On ne connaît ce plaidoyer d'Alexis III que par l'analyse qu'en a faite le pape lui-même dans sa réponse du 16 novembre 1202. Innocent III aurait eu beau jeu à railler le Byzantin, à s'étonner de ce zèle subit pour la croisade et pour le succès de la politique pontificale en Allemagne. Il se contente de lui montrer que Rome est maintenant maîtresse de la situation et que c'est elle qui va décider du sort de l'Orient.

Il insiste d'abord à dessein sur les promesses que le jeune Alexis est venu faire, lorsqu'il a déclaré en plein consistoire, devant tous les cardinaux et la noblesse de Rome, qu'il se conformerait entièrement à la volonté du pape et que son seul désir était de témoigner sa déférence et son dévouement à l'Église romaine. Sollicités par les prétendants, les chefs de la croisade n'ont pas voulu prendre sur eux de résoudre la grave question de la marche sur Constantinople avant d'avoir consulté le Saint-Siège et connu sur ce point l'expression de son bon plaisir. Leurs envoyés sont à Rome, avec le cardinal Pierre de Saint-Marcel, en même temps que les ambassadeurs d'Alexis III. Nous allons délibérer, dit Innocent III à l'empereur grec, avec nos frères les cardinaux et nous prendrons une résolution qui pourra, à bon droit, t'être agréable. Bien des gens affirment cependant que nous devrions prêter l'oreille aux propositions du jeune Alexis, pour punir l'Église grecque de sa désobéissance au siège apostolique.

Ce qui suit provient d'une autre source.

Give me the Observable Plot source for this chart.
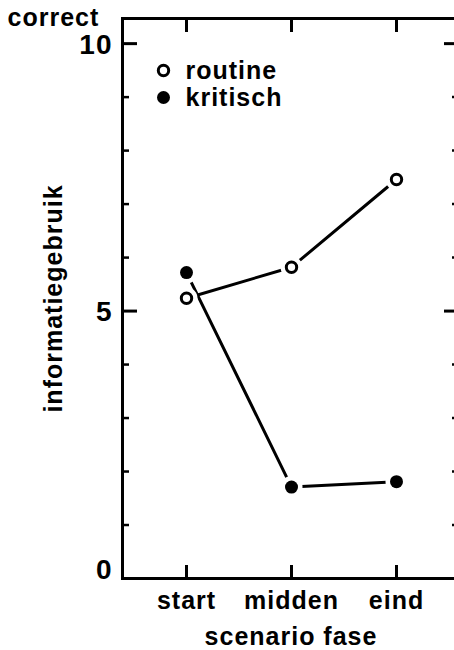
<!DOCTYPE html>
<html>
<head>
<meta charset="utf-8">
<script src="https://cdn.jsdelivr.net/npm/d3@7"></script>
<script src="https://cdn.jsdelivr.net/npm/@observablehq/plot@0.6"></script>
<style>
  html, body { margin: 0; padding: 0; background: #fff; overflow: hidden; }
  #chart { width: 454px; height: 650px; overflow: hidden; }
  #chart svg { display: block; max-width: none !important; }
</style>
</head>
<body>
<div id="chart"></div>
<script>
// ---- data ----
const phases = ["start", "midden", "eind"];
const seriesNames = ["routine", "kritisch"];
const routine = [5.24, 5.82, 7.46];
const kritisch = [5.72, 1.71, 1.81];
const yMajorTicks = [0, 5, 10];
const yMinorTicks = [1, 2, 3, 4, 6, 7, 8, 9];
const yDomain = [0, 10.47];
const xTitle = "scenario fase";
const yTitle = "informatiegebruik";
const cornerTitle = "correct";

// table for the library
const data = phases.flatMap((p, i) => [
  {series: seriesNames[0], phase: p, value: routine[i]},
  {series: seriesNames[1], phase: p, value: kritisch[i]}
]);

// layout
const W = 462, H = 650, mL = 122, mR = 3, mT = 18, mB = 72;
const pw = W - mL - mR, ph = H - mT - mB;
const txt = {fontSize: 25, fontWeight: "bold", fill: "black"};
const num = {fontSize: 28, fontWeight: "bold", fill: "black"};

const chart = Plot.plot({
  width: W, height: H,
  marginLeft: mL, marginRight: mR, marginTop: mT, marginBottom: mB,
  style: {fontFamily: "'Liberation Sans', Arial, sans-serif", background: "white", color: "black", letterSpacing: "1px", maxWidth: "none", overflow: "visible"},
  x: {type: "point", domain: phases, padding: 0.6, axis: null},
  y: {domain: yDomain, axis: null},
  marks: [
    Plot.frame({stroke: "black", strokeWidth: 3}),
    // inward ticks, left and right
    Plot.tickY(yMajorTicks, {y: d => d, insetRight: pw - 15, strokeWidth: 3}),
    Plot.tickY(yMinorTicks, {y: d => d, insetRight: pw - 7, strokeWidth: 2.5}),
    Plot.tickY(yMajorTicks, {y: d => d, insetLeft: pw - 15, strokeWidth: 3}),
    Plot.tickY(yMinorTicks, {y: d => d, insetLeft: pw - 7, strokeWidth: 2.5}),
    // inward ticks, bottom and top
    Plot.tickX(phases, {x: d => d, insetTop: ph - 13, strokeWidth: 3}),
    Plot.tickX(phases, {x: d => d, insetBottom: ph - 14, strokeWidth: 3}),
    // y tick labels
    Plot.text(yMajorTicks.filter(d => d !== 0), {y: d => d, text: d => String(d), frameAnchor: "left", textAnchor: "end", dx: -10, dy: 1, ...num}),
    Plot.text(yMajorTicks.filter(d => d === 0), {y: d => d, text: d => String(d), frameAnchor: "left", textAnchor: "end", dx: -10, dy: -8, ...num}),
    // x tick labels
    Plot.text(phases, {x: d => d, text: d => d, frameAnchor: "bottom", lineAnchor: "bottom", dy: 30, ...txt}),
    // axis titles
    Plot.text([xTitle], {text: d => d, frameAnchor: "bottom", lineAnchor: "bottom", dy: 66, ...txt}),
    Plot.text([yTitle], {text: d => d, frameAnchor: "left", textAnchor: "middle", rotate: -90, lineAnchor: "bottom", dx: -61, ...txt}),
    Plot.text([cornerTitle], {text: d => d, frameAnchor: "top-left", textAnchor: "start", lineAnchor: "bottom", dx: -115, dy: 7, ...txt}),
    // legend
    Plot.dot([seriesNames[0]], {frameAnchor: "top-left", dx: 41, dy: 52, r: 5.2, fill: "white", stroke: "black", strokeWidth: 3}),
    Plot.dot([seriesNames[1]], {frameAnchor: "top-left", dx: 41, dy: 79, r: 6.5, fill: "black", stroke: "none"}),
    Plot.text([seriesNames[0]], {text: d => d, frameAnchor: "top-left", textAnchor: "start", lineAnchor: "bottom", dx: 63, dy: 60, ...txt}),
    Plot.text([seriesNames[1]], {text: d => d, frameAnchor: "top-left", textAnchor: "start", lineAnchor: "bottom", dx: 63, dy: 87, ...txt}),
    // data
    Plot.line(data, {x: "phase", y: "value", z: "series", stroke: "black", strokeWidth: 3}),
    Plot.dot(data, {x: "phase", y: "value", r: 11, fill: "white", stroke: "none"}),
    Plot.dot(data.filter(d => d.series === seriesNames[0]), {x: "phase", y: "value", r: 5.2, fill: "white", stroke: "black", strokeWidth: 3}),
    Plot.dot(data.filter(d => d.series === seriesNames[1]), {x: "phase", y: "value", r: 6.5, fill: "black", stroke: "none"})
  ]
});
document.getElementById("chart").appendChild(chart);
</script>
</body>
</html>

Si, à l'heure actuelle, Philippe de Souabe n'a encore pu triompher, malgré sa puissance et ses richesses, de son concurrent, Otton de Brunswick, c'est uniquement grâce à la résistance que lui oppose la cour de Rome. Sur ce point, Alexis III avait fait de grandes promesses qu'il n'a pas tenues. Qu'on suppose le duc de Souabe victorieux, couronné empereur, maître de la Sicile : quel danger pour Constantinople ! N'aurait-il pas pu alors envahir l'empire grec, comme son frère Henri VI se proposait dé le faire ? C'est donc l'Église romaine qui, en Allemagne comme en Sicile, a sauvé Byzance et son souverain.

Malgré tout, le pape rassure Alexis III, en indiquant à mots couverts qu'il ne favorisera pas la revendication des prétendants. C'est qu'il ne veut pas que la croisade dévie et que, Constantinople fasse oublier Jérusalem. A la fin de sa lettre, il l'invite nettement à changer de méthode et d'attitude. Depuis l'empereur Manuel, nos prédécesseurs et nous n'avons jamais obtenu de Constantinople que des promesses vaines et des mots. Nous voulons des actes.

Innocent III était-il, autant qu'il le croyait ou le disait, le maître des décisions de l'Europe et l'arbitre de ses destinées ? Il aurait eu complètement dans sa main les évêques et les princes latins de Syrie, les rois d'Asie alliés aux chrétiens, l'empereur et le patriarche de Byzance, qu'il n'aurait pu répondre encore de pouvoir accomplir la grande œuvre qu'il méditait. L'essentiel n'était pas d'avoir cause gagnée en Orient. Il fallait savoir avant tout ce que pensaient de la croisade les barons d'Occident à qui incombait l'entreprise, jusqu'où allait leur déférence aux ordres de Rome, et s'ils entendaient faire au sentiment religieux de la foule comme à leur propre conscience le sacrifice de leurs appétits et de leurs intérêts. Or, au moment où le pape tenait ce fier langage à Alexis III, les événements, dans le monde latin, semblaient se dérouler en dehors de lui et même contre sa volonté.

 

 

 



[1] Voir notre volume Innocent III, la Papauté et l'Empire (Paris, Hachette et Cie, 1906).

[2] Un chroniqueur allemand, contemporain d'Innocent III, a prétendu que, dans les dernières années du site siècle, le roi de Jérusalem, Henri de Champagne, s'était entendu avec les Sarrasins pour exterminer toutes les bandes de pèlerins venues d'outre-mer. Il y a là une exagération évidente, sans doute une calomnie à l'adresse d'un prince français ; mais elle symbolise exactement l'état d'âme de beaucoup de colons.

[3] Salutem, servitia, pedum oscula.

[4] Le patriarche grec.

[5] Voir notre précédent volume, Innocent III, la Papauté et l'Empire (Paris, Hachette et Cie, 1906).